Exercise task
Find each line containing the string "React". Copy it.

-- Begin Material --

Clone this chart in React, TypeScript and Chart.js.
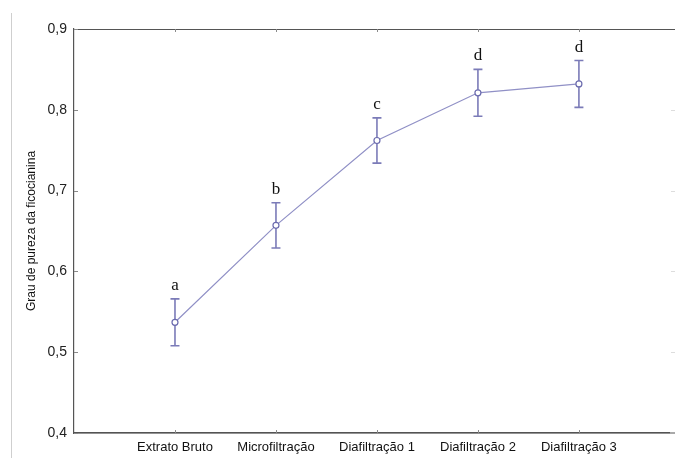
import React, { useEffect, useRef } from "react";
import { Chart, registerables } from "chart.js";

Chart.register(...registerables);

const categories = ["Extrato Bruto", "Microfiltração", "Diafiltração 1", "Diafiltração 2", "Diafiltração 3"];
const means = [0.537, 0.657, 0.762, 0.821, 0.832];
const errors = [0.029, 0.028, 0.028, 0.029, 0.029];
const letters = ["a", "b", "c", "d", "d"];
const yTicks = [0.4, 0.5, 0.6, 0.7, 0.8, 0.9];
const yTitle = "Grau de pureza da ficocianina";

const AXIS = "#555555";
const BAR = "#7b7bb8";
const LINE = "#9090c6";
const PT = "#6b6bae";

const decorPlugin = {
  id: "decor",
  beforeDatasetsDraw(chart: any) {
    const { ctx, chartArea, scales } = chart;
    const xs = scales.x;
    const ys = scales.y;
    ctx.save();
    // page-edge grey line
    ctx.strokeStyle = "#cfcfcf";
    ctx.lineWidth = 1;
    ctx.beginPath();
    ctx.moveTo(11.5, 13);
    ctx.lineTo(11.5, chart.height);
    ctx.stroke();
    // top and bottom frame to the page edge
    ctx.strokeStyle = AXIS;
    ctx.lineWidth = 1.2;
    ctx.beginPath();
    ctx.moveTo(chartArea.left, chartArea.top + 0.5);
    ctx.lineTo(chart.width, chartArea.top + 0.5);
    ctx.moveTo(chartArea.left, chartArea.bottom);
    ctx.lineTo(chart.width, chartArea.bottom);
    ctx.stroke();
    // inner ticks
    ctx.strokeStyle = "#8a8a8a";
    ctx.lineWidth = 1;
    ctx.beginPath();
    yTicks.forEach((v) => {
      const y = Math.round(ys.getPixelForValue(v)) + 0.5;
      ctx.moveTo(chartArea.left, y);
      ctx.lineTo(chartArea.left + 4, y);
    });
    categories.forEach((_, i) => {
      const x = Math.round(xs.getPixelForValue(i + 1)) + 0.5;
      ctx.moveTo(x, chartArea.bottom);
      ctx.lineTo(x, chartArea.bottom - 3);
      ctx.moveTo(x, chartArea.top);
      ctx.lineTo(x, chartArea.top + 3);
    });
    ctx.stroke();
    ctx.strokeStyle = "#dddddd";
    ctx.beginPath();
    yTicks.slice(1, -1).forEach((v) => {
      const y = Math.round(ys.getPixelForValue(v)) + 0.5;
      ctx.moveTo(chart.width, y);
      ctx.lineTo(chart.width - 4, y);
    });
    ctx.stroke();
    // error bars
    ctx.strokeStyle = BAR;
    ctx.lineWidth = 1.6;
    ctx.beginPath();
    means.forEach((m, i) => {
      const x = xs.getPixelForValue(i + 1);
      const yt = ys.getPixelForValue(m + errors[i]);
      const yb = ys.getPixelForValue(m - errors[i]);
      ctx.moveTo(x, yt);
      ctx.lineTo(x, yb);
      ctx.moveTo(x - 4.5, yt);
      ctx.lineTo(x + 4.5, yt);
      ctx.moveTo(x - 4.5, yb);
      ctx.lineTo(x + 4.5, yb);
    });
    ctx.stroke();
    // letters
    ctx.fillStyle = "#111111";
    ctx.font = "17px 'Liberation Serif', serif";
    ctx.textAlign = "center";
    ctx.textBaseline = "alphabetic";
    letters.forEach((l, i) => {
      const x = xs.getPixelForValue(i + 1);
      const yt = ys.getPixelForValue(means[i] + errors[i]);
      ctx.fillText(l, x, yt - 9);
    });
    ctx.restore();
  },
};

export default function App() {
  const ref = useRef<HTMLCanvasElement>(null);
  useEffect(() => {
    if (!ref.current) return;
    const chart = new Chart(ref.current, {
      type: "line",
      data: {
        datasets: [
          {
            data: means.map((m, i) => ({ x: i + 1, y: m })),
            borderColor: LINE,
            borderWidth: 1.2,
            pointRadius: 3,
            pointBackgroundColor: "#ffffff",
            pointBorderColor: PT,
            pointBorderWidth: 1.2,
            tension: 0,
          },
        ],
      },
      options: {
        responsive: false,
        animation: false,
        layout: { padding: { top: 29, left: 0, right: 0, bottom: 0 } },
        plugins: { legend: { display: false }, tooltip: { enabled: false } },
        scales: {
          x: {
            type: "linear",
            min: 0,
            max: 5.9,
            afterBuildTicks: (s: any) => {
              s.ticks = categories.map((_, i) => ({ value: i + 1 }));
            },
            afterFit: (s: any) => {
              s.height = 25;
            },
            ticks: {
              autoSkip: false,
              maxRotation: 0,
              padding: 7,
              color: "#111111",
              font: { family: "'Liberation Sans', Arial, sans-serif", size: 13 },
              callback: (v: any) => categories[Math.round(v) - 1] ?? "",
            },
            grid: { display: true, drawOnChartArea: false, drawTicks: false },
            border: { display: true, color: AXIS, width: 1.2 },
          },
          y: {
            type: "linear",
            min: 0.4,
            max: 0.9,
            afterBuildTicks: (s: any) => {
              s.ticks = yTicks.map((v) => ({ value: v }));
            },
            afterFit: (s: any) => {
              s.width = 74;
            },
            ticks: {
              padding: 7,
              color: "#222222",
              font: { family: "'Liberation Sans', Arial, sans-serif", size: 14 },
              callback: (v: any) => Number(v).toFixed(1).replace(".", ","),
            },
            title: {
              display: true,
              text: yTitle,
              color: "#111111",
              font: { family: "'Liberation Sans', Arial, sans-serif", size: 12 },
              padding: { top: 24, bottom: 0 },
            },
            grid: { display: true, drawOnChartArea: false, drawTicks: false },
            border: { display: true, color: AXIS, width: 1.2 },
          },
        },
      },
      plugins: [decorPlugin],
    } as any);
    return () => chart.destroy();
  }, []);
  return (
    <div style={{ position: "absolute", left: 0, top: 0, width: 675, height: 458, background: "#fff" }}>
      <canvas ref={ref} width={675} height={458} />
    </div>
  );
}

-- End Material --

Written reply
Clone this chart in React, TypeScript and Chart.js.
import React, { useEffect, useRef } from "react";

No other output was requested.